Reproduce, word for word, only the lines from the one containing "Clone this chart in matplotlib." through the one containing "plt.rcParams['font.family'] = ['Liberation", both included.

==================================================

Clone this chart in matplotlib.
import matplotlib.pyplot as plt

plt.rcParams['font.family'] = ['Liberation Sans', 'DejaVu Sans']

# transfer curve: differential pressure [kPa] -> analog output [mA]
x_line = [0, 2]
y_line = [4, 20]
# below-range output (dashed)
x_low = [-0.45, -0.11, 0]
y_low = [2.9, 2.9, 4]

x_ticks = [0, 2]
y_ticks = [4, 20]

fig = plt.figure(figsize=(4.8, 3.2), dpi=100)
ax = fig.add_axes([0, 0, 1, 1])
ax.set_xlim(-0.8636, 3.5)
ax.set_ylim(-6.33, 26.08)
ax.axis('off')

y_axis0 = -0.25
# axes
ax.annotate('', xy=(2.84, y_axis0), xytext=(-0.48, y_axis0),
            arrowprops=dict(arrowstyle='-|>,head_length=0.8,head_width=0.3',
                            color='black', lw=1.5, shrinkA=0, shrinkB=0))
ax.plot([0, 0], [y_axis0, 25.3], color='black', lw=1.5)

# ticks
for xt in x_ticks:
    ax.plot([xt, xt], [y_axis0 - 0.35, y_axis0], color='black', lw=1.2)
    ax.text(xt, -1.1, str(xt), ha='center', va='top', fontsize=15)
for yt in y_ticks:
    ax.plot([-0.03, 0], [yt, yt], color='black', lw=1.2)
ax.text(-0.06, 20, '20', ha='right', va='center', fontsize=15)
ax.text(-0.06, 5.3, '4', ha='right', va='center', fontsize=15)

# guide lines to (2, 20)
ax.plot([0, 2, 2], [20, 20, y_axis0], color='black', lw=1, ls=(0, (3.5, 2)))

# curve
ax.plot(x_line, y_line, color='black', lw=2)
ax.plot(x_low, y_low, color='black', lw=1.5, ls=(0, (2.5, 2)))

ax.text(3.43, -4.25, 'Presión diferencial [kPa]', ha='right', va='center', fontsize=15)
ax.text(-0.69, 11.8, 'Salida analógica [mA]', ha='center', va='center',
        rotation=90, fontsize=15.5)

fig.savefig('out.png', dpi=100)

==================================================

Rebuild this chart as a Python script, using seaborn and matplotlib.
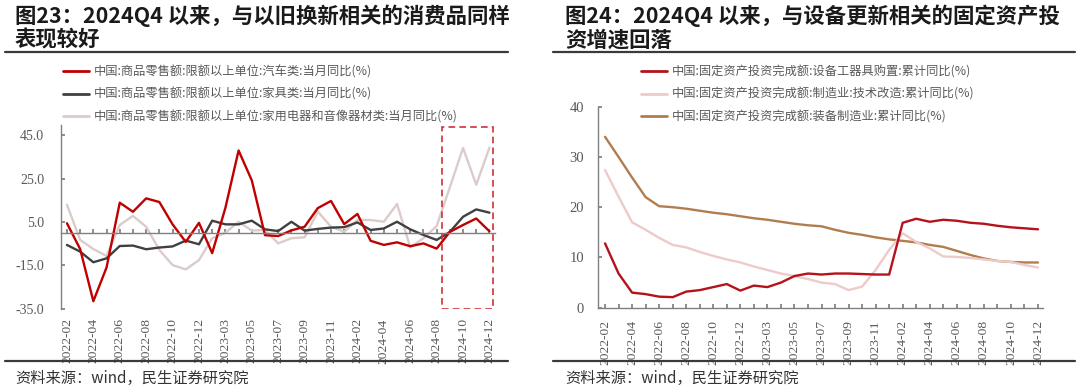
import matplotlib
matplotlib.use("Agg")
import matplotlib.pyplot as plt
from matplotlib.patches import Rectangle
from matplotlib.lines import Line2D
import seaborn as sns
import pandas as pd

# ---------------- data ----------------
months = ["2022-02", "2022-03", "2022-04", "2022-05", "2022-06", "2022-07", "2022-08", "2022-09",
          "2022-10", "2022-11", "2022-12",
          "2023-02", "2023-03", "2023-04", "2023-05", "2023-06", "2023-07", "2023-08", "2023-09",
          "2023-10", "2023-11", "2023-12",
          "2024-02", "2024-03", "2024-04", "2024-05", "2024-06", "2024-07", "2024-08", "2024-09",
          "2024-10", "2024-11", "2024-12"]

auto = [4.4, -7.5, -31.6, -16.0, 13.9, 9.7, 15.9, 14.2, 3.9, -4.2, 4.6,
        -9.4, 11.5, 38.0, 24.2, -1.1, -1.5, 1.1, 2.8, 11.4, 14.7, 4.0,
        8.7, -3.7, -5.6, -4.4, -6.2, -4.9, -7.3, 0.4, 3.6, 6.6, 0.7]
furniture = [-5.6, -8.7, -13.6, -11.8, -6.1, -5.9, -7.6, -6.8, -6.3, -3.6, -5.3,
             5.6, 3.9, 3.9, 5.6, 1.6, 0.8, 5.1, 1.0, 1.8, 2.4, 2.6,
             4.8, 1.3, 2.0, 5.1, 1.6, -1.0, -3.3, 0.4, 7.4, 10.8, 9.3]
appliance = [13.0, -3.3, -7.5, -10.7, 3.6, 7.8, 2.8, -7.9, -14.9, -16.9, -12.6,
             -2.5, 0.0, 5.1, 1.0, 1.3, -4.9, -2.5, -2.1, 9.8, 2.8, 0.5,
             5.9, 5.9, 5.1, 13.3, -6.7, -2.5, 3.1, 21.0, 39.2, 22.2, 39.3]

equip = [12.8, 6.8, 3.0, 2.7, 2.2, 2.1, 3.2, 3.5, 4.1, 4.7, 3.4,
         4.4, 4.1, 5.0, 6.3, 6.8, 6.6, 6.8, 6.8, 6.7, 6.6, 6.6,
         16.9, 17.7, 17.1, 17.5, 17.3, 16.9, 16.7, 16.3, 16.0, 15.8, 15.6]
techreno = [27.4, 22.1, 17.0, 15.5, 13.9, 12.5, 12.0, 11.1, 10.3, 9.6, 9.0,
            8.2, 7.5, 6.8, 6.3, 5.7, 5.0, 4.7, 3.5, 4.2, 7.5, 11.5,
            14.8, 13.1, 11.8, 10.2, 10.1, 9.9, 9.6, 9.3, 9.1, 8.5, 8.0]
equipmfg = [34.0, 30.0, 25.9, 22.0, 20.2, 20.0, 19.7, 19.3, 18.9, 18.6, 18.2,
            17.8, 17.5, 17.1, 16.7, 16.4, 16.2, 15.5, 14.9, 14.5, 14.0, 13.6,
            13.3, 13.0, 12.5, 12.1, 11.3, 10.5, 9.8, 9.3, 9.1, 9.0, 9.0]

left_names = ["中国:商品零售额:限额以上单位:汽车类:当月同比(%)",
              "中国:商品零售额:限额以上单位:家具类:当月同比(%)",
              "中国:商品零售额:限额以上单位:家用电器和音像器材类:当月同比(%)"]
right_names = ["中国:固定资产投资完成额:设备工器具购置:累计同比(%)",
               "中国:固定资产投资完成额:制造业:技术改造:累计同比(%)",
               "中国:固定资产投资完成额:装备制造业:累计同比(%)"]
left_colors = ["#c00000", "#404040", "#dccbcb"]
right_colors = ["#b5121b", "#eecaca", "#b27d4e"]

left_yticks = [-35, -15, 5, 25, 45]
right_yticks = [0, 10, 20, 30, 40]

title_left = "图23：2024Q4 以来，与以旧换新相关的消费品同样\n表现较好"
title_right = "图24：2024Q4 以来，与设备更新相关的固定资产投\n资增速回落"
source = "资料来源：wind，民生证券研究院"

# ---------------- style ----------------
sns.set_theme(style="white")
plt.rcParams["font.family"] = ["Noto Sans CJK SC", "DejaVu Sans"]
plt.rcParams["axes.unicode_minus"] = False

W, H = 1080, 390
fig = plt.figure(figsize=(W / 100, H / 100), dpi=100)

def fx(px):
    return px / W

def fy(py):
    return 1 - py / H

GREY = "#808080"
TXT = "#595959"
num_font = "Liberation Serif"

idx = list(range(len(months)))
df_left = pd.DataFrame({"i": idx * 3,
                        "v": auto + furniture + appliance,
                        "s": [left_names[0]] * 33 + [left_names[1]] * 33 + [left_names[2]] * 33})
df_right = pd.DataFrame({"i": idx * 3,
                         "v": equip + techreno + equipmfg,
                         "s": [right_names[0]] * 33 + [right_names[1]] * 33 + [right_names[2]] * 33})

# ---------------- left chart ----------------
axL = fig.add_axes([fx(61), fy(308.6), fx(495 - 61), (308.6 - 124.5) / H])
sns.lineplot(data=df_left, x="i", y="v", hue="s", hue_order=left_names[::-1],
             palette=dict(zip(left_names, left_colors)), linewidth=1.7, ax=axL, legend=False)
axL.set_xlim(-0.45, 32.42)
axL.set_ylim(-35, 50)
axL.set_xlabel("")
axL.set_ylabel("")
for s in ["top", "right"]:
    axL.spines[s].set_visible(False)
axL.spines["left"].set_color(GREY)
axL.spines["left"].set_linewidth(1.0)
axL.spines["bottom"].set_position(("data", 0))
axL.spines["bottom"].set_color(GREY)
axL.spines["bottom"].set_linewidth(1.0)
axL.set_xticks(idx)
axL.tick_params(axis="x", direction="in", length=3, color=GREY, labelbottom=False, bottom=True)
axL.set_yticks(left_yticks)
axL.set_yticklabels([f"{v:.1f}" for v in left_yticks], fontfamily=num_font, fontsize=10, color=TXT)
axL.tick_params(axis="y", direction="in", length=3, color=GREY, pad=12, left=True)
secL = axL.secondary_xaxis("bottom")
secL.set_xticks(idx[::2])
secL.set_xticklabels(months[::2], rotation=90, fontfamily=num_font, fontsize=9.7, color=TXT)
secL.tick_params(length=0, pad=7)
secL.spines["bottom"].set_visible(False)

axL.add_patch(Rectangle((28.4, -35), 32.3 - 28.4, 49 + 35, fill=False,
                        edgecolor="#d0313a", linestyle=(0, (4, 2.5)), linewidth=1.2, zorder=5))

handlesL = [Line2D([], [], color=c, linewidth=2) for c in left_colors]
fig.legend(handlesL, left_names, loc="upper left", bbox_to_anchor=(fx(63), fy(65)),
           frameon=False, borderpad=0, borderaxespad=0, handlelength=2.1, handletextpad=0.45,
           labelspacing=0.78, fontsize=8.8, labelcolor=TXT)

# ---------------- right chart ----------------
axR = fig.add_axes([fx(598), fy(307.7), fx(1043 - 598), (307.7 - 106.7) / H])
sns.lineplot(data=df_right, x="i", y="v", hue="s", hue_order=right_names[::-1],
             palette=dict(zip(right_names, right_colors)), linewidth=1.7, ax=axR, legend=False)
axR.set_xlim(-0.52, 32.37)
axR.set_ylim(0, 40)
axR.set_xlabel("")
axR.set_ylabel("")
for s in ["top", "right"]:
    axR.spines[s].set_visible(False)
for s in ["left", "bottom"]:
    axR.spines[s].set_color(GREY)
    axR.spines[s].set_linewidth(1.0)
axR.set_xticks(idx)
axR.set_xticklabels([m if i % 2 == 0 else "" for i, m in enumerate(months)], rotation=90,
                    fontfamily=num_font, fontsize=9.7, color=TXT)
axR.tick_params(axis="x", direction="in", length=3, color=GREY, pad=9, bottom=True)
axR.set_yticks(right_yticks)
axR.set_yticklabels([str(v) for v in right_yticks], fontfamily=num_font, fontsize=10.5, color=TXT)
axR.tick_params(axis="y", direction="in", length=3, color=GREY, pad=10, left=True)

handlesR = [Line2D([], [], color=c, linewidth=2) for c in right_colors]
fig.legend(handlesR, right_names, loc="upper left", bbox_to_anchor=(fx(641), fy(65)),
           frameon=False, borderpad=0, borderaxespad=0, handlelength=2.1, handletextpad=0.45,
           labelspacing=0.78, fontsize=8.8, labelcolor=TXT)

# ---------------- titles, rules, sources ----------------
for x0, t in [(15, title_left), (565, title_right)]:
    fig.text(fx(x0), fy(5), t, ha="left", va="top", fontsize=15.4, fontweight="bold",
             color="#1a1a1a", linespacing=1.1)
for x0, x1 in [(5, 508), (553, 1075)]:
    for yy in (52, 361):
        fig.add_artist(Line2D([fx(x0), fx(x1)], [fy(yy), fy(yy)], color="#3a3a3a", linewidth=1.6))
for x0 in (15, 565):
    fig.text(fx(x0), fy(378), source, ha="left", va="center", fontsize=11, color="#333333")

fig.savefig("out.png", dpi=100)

==================================================

▶ Reply to the exercise
Clone this chart in matplotlib.
import matplotlib.pyplot as plt

plt.rcParams['font.family'] = ['Liberation Sans', 'DejaVu Sans']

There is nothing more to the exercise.